I know where you're coming from and, believe me, I too value the institution of marriage. I guess what I'm trying to take into account is that not everyone believes as I do on matters of morality. When I was a child, I remember my father saying, "You can't legislate morality." I didn't understand what he meant then, but I think I do now. You can't force someone to be morally clean by instituting a law that punishes him for his choices. Well, I guess you can, actually, because we've done just that. On the other hand, it hasn't really made a positive difference. It has hurt a lot of people but I don't know that it has really helped anyone. I try to imagine a gay couple moving in next door to me. Whether they had the same rights under the laws of the land as I do would not affect me in any way, but it would certainly affect them.

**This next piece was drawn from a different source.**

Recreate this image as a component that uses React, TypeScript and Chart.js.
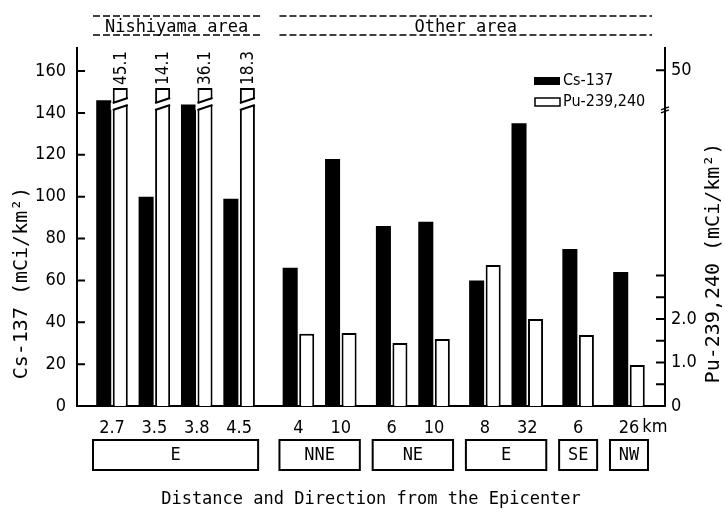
import React, { useEffect, useRef } from "react";
import { Chart, registerables } from "chart.js";

Chart.register(...registerables);

// ---------- data ----------
const distanceLabels = ["2.7", "3.5", "3.8", "4.5", "4", "10", "6", "10", "8", "32", "6", "26"];
const distanceUnit = "km";
const directionLabels = ["E", "NNE", "NE", "E", "SE", "NW"];
const directionSizes = [4, 2, 2, 2, 1, 1];
const areaLabels = ["Nishiyama area", "Other area"];
const areaDirectionCounts = [1, 5];
const csValues = [146, 100, 144, 99, 66, 118, 86, 88, 60, 135, 75, 64];
const puValues = [45.1, 14.1, 36.1, 18.3, 1.66, 1.68, 1.45, 1.54, 3.24, 2.0, 1.63, 0.94];
const csTicks = [0, 20, 40, 60, 80, 100, 120, 140, 160];
const puTicks = [0, 0.5, 1, 1.5, 2, 2.5, 3];
const puTickLabels: Record<string, string> = { "0": "0", "1": "1.0", "2": "2.0" };
const puTopLabel = "50";

// ---------- axis / layout constants ----------
const CS_MAX = 171;
const PU_MAX = 8.23;
const PU_TOP_TICK = 7.72; // where the "50" label sits above the break
const PU_BREAK = 6.83; // axis break position
const PU_CAP = 7.31; // drawn height of broken bars
const SAME_GROUP_STEP = 5;
const NEW_GROUP_STEP = 6;
const NEW_AREA_STEP = 7;
const X_EDGE_LEFT = 4.13;
const X_EDGE_RIGHT = 4.25;

const MONO = "'DejaVu Sans Mono', 'Liberation Mono', monospace";
const NARROW = "'Liberation Sans Narrow', 'DejaVu Sans Condensed', sans-serif";

// derived structure
const groupOf: number[] = [];
directionSizes.forEach((n, g) => {
  for (let k = 0; k < n; k++) groupOf.push(g);
});
const areaOfGroup: number[] = [];
areaDirectionCounts.forEach((n, a) => {
  for (let k = 0; k < n; k++) areaOfGroup.push(a);
});
const positions: number[] = [];
{
  let p = 0;
  groupOf.forEach((g, i) => {
    if (i > 0) {
      const pg = groupOf[i - 1];
      p += g === pg ? SAME_GROUP_STEP : areaOfGroup[g] === areaOfGroup[pg] ? NEW_GROUP_STEP : NEW_AREA_STEP;
    }
    positions.push(p);
  });
}

const decorPlugin = {
  id: "decor",
  afterDatasetsDraw(chart: any) {
    const ctx = chart.ctx as CanvasRenderingContext2D;
    const meta = chart.getDatasetMeta(1);
    ctx.save();
    meta.data.forEach((el: any, i: number) => {
      if (puValues[i] <= PU_CAP) return;
      const left = el.x - el.width / 2;
      const right = el.x + el.width / 2;
      const top = el.y;
      const a1 = top + 15, b1 = top + 10;
      const a2 = top + 22, b2 = top + 17;
      ctx.fillStyle = "#fff";
      ctx.beginPath();
      ctx.moveTo(left - 2, a1);
      ctx.lineTo(right + 2, b1);
      ctx.lineTo(right + 2, b2);
      ctx.lineTo(left - 2, a2);
      ctx.closePath();
      ctx.fill();
      ctx.strokeStyle = "#000";
      ctx.lineWidth = 2;
      ctx.beginPath();
      ctx.moveTo(left, a1);
      ctx.lineTo(right, b1);
      ctx.moveTo(left, a2);
      ctx.lineTo(right, b2);
      ctx.stroke();
      // value label
      ctx.save();
      ctx.translate(el.x + 1, top - 3);
      ctx.rotate(-Math.PI / 2);
      ctx.fillStyle = "#000";
      ctx.font = `17px ${NARROW}`;
      ctx.textAlign = "left";
      ctx.textBaseline = "middle";
      ctx.fillText(String(puValues[i]), 0, 0);
      ctx.restore();
    });
    ctx.restore();
  },
  afterDraw(chart: any) {
    const ctx = chart.ctx as CanvasRenderingContext2D;
    const xs = chart.scales.x;
    const ys = chart.scales.y;
    const y1 = chart.scales.y1;
    const area = chart.chartArea;
    ctx.save();
    ctx.strokeStyle = "#000";
    ctx.fillStyle = "#000";
    ctx.lineWidth = 2;

    // inward ticks
    ctx.beginPath();
    csTicks.forEach((v) => {
      const y = ys.getPixelForValue(v);
      ctx.moveTo(area.left, y);
      ctx.lineTo(area.left + 8, y);
    });
    [...puTicks, PU_TOP_TICK].forEach((v) => {
      const y = y1.getPixelForValue(v);
      ctx.moveTo(area.right, y);
      ctx.lineTo(area.right - 9, y);
    });
    ctx.stroke();

    // axis break marks
    const by = y1.getPixelForValue(PU_BREAK);
    ctx.lineWidth = 1.5;
    ctx.beginPath();
    ctx.moveTo(area.right - 4, by + 1);
    ctx.lineTo(area.right + 4, by - 2);
    ctx.moveTo(area.right - 4, by + 4);
    ctx.lineTo(area.right + 4, by + 1);
    ctx.stroke();

    // km unit
    const lastX = xs.getPixelForValue(positions[positions.length - 1]);
    ctx.font = `18px ${NARROW}`;
    const lw = ctx.measureText(distanceLabels[distanceLabels.length - 1]).width;
    ctx.textAlign = "left";
    ctx.textBaseline = "middle";
    ctx.fillText(distanceUnit, lastX + lw / 2 + 3, area.bottom + 21);

    // direction boxes
    ctx.lineWidth = 2;
    ctx.font = `17px ${MONO}`;
    ctx.textAlign = "center";
    let idx = 0;
    const groupRanges: [number, number][] = [];
    directionSizes.forEach((n, g) => {
      const x1 = xs.getPixelForValue(positions[idx]) - 19;
      const x2 = xs.getPixelForValue(positions[idx + n - 1]) + 19;
      groupRanges.push([x1, x2]);
      ctx.strokeRect(x1, area.bottom + 34, x2 - x1, 30);
      ctx.fillText(directionLabels[g], (x1 + x2) / 2, area.bottom + 50);
      idx += n;
    });

    // area headers
    let gidx = 0;
    areaDirectionCounts.forEach((n, a) => {
      const x1 = groupRanges[gidx][0];
      const x2 = groupRanges[gidx + n - 1][1] + (a === 1 ? 4 : 2);
      gidx += n;
      ctx.lineWidth = 1.5;
      ctx.setLineDash([7, 3]);
      ctx.beginPath();
      ctx.moveTo(x1, 16);
      ctx.lineTo(x2, 16);
      ctx.moveTo(x1, 35);
      ctx.lineTo(x2, 35);
      ctx.stroke();
      ctx.setLineDash([]);
      ctx.font = `17px ${MONO}`;
      ctx.textAlign = "center";
      ctx.textBaseline = "alphabetic";
      ctx.fillText(areaLabels[a], (x1 + x2) / 2, 32);
    });

    // legend
    const ds = chart.data.datasets;
    ctx.font = `16px ${NARROW}`;
    ctx.textAlign = "left";
    ctx.textBaseline = "middle";
    ctx.fillStyle = "#000";
    ctx.fillRect(534, 77, 26, 8);
    ctx.fillText(ds[0].label, 563, 81);
    ctx.fillStyle = "#fff";
    ctx.fillRect(535, 98, 25, 8);
    ctx.lineWidth = 1.5;
    ctx.strokeRect(535, 98, 25, 8);
    ctx.fillStyle = "#000";
    ctx.fillText(ds[1].label, 563, 102);

    // axis titles
    ctx.font = `20px ${MONO}`;
    ctx.textAlign = "center";
    ctx.textBaseline = "middle";
    ctx.save();
    ctx.translate(22, 283);
    ctx.rotate(-Math.PI / 2);
    ctx.fillText("Cs-137 (mCi/km\u00B2)", 0, 0);
    ctx.restore();
    ctx.save();
    ctx.translate(714, 263);
    ctx.rotate(-Math.PI / 2);
    ctx.fillText("Pu-239,240 (mCi/km\u00B2)", 0, 0);
    ctx.restore();

    ctx.restore();
  },
};

export default function App() {
  const ref = useRef<HTMLCanvasElement | null>(null);
  useEffect(() => {
    if (!ref.current) return;
    const chart = new Chart(ref.current, {
      type: "bar",
      data: {
        datasets: [
          {
            label: "Cs-137",
            data: positions.map((x, i) => ({ x, y: csValues[i] })),
            backgroundColor: "#000",
            borderWidth: 0,
            yAxisID: "y",
            categoryPercentage: 0.78,
            barPercentage: 0.91,
          },
          {
            label: "Pu-239,240",
            data: positions.map((x, i) => ({ x, y: Math.min(puValues[i], PU_CAP) })),
            backgroundColor: "#fff",
            borderColor: "#000",
            borderWidth: 2,
            yAxisID: "y1",
            categoryPercentage: 0.78,
            barPercentage: 0.91,
          },
        ] as any,
      },
      options: {
        animation: false,
        responsive: false,
        maintainAspectRatio: false,
        layout: { padding: { top: 48, left: 0, right: 0, bottom: 0 } },
        plugins: {
          legend: { display: false },
          tooltip: { enabled: false },
          title: { display: false },
        },
        scales: {
          x: {
            type: "linear",
            offset: false,
            min: positions[0] - X_EDGE_LEFT,
            max: positions[positions.length - 1] + X_EDGE_RIGHT,
            grid: { display: false, drawTicks: false, offset: false },
            border: { color: "#000", width: 2 },
            afterBuildTicks: (s: any) => {
              s.ticks = positions.map((v) => ({ value: v }));
            },
            afterFit: (s: any) => {
              s.height = 106;
            },
            ticks: {
              autoSkip: false,
              maxRotation: 0,
              padding: 12,
              color: "#000",
              font: { family: NARROW, size: 18 },
              callback: (_v: any, i: number) => distanceLabels[i],
            },
            title: {
              display: true,
              text: "Distance and Direction from the Epicenter",
              color: "#000",
              font: { family: MONO, size: 17 },
              padding: { top: 0, bottom: 2 },
            },
          },
          y: {
            position: "left",
            min: 0,
            max: CS_MAX,
            grid: { display: false, drawTicks: false },
            border: { color: "#000", width: 2 },
            afterBuildTicks: (s: any) => {
              s.ticks = csTicks.map((v) => ({ value: v }));
            },
            afterFit: (s: any) => {
              s.width = 77;
            },
            ticks: {
              padding: 11,
              color: "#000",
              font: { family: NARROW, size: 18 },
              callback: (v: any) => String(v),
            },
          },
          y1: {
            position: "right",
            min: 0,
            max: PU_MAX,
            grid: { display: false, drawTicks: false },
            border: { color: "#000", width: 2 },
            afterBuildTicks: (s: any) => {
              s.ticks = [...puTicks, PU_TOP_TICK].map((v) => ({ value: v }));
            },
            afterFit: (s: any) => {
              s.width = 60;
            },
            ticks: {
              padding: 6,
              color: "#000",
              font: { family: NARROW, size: 18 },
              callback: (v: any) => (v === PU_TOP_TICK ? puTopLabel : puTickLabels[String(v)] ?? ""),
            },
          },
        },
      } as any,
      plugins: [decorPlugin],
    });
    return () => chart.destroy();
  }, []);
  return (
    <div style={{ position: "fixed", left: 0, top: 0, width: 725, height: 512, background: "#fff" }}>
      <canvas ref={ref} width={725} height={512} style={{ display: "block" }} />
    </div>
  );
}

Gays are still free to choose their lifestyle. No one is forcing anything upon them. There are legal benefits that can be put in place, if they so choose. But the sancitity of marriage and the family is paramount, above anyone's preferences.
I used to think that there were ways around the law, ways in which they could have the same legal rights as anyone else. I argued that point for a long time on RF before I finally realized that I didn't know what I was talking about. I used to say that I was opposed to same-sex marriage, but would be in favor of civil unions. Finally, I came to realize that it's a whole lot more complicated than I had ever known, and that it doesn't work legally the way I had always assumed it did.
At this point, I don't care what it's called; I just believe in equality under the laws of the land and I don't see that equality as existing today. I don't see the sanctity of my own marriage as being compromised by permitting two other people -- regardless of their sexual preference -- from entering into a legal contract whereby their rights are protected. The union between a same-sex couple is not going to be a marriage in the eternal sense of the word, as we understand that sacred union to be part of God's plan, and nothing we can do is going to change that. What we can do is make people's mortal lives as free from discrimination and exclusion as possible. That is something we've been commanded to do.
I'm saying this with the greatest desire to understand both sides. But in the end, I have to go with the Prophet.
I know. I appreciate your effort to see the other side of the issue. If it were two years ago, we probably wouldn't even be having this decision. I've just thought a lot about it since joining RF and talking to so many people who have caused me to reconsider.